The State Enterprises Labor Relations Act prevents formal relationships between state-enterprise unions and private-sector unions, effectively splitting the labor movement. Organized labor in general suffers from infighting, corruption, and a lack of effective leadership.
Thailand has not ratified International Labour Organization (ILO) Convention No. 87 on Freedom of Association and Protection of the Right to Organize (1948) or Convention No. 98 on the Right to Organize and Collective Bargaining (1949). The Labor Congress of Thailand, a trade union federation, lobbied the government to ratify these conventions in 2009 and continued to argue that the current Labor Relations Acts does not conform to international standards.

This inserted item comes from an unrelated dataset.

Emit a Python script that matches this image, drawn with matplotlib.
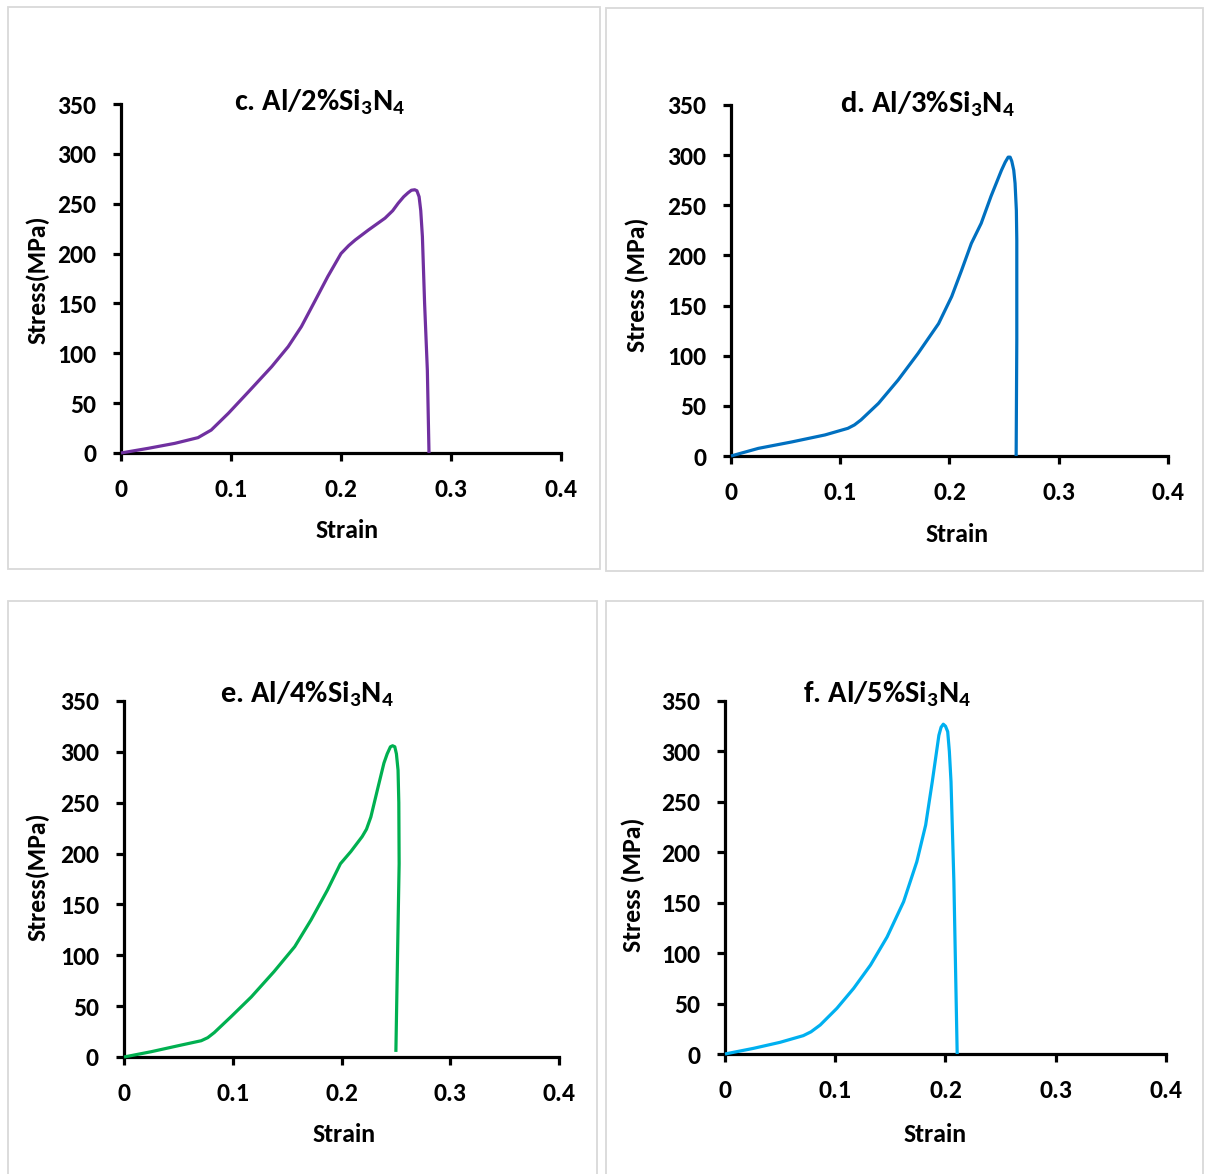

The law allows strikes in the private sector, though all strikes must be approved by 50 percent of the union membership. Strikes are forbidden in "essential services," which are defined much more broadly than in the ILO criteria. Labor unions mounted a number of strikes in 2009, including a controversial strike by state railway workers.
The law allows private-sector workers to bargain collectively, but in practice there is little genuine collective bargaining. Negotiations on issues such as wage increases have stemmed from legislation raising the minimum wage as opposed to collective bargaining.
Migrant workers are largely unprotected by Thai labor laws. The Ministry of Labor requires foreign workers to renew their temporary work status annually. Almost two-thirds of employed workers operate informally and are not protected under labor laws. Most informal workers serve in the agricultural, hotel, restaurant, wholesale, retail, and construction sectors.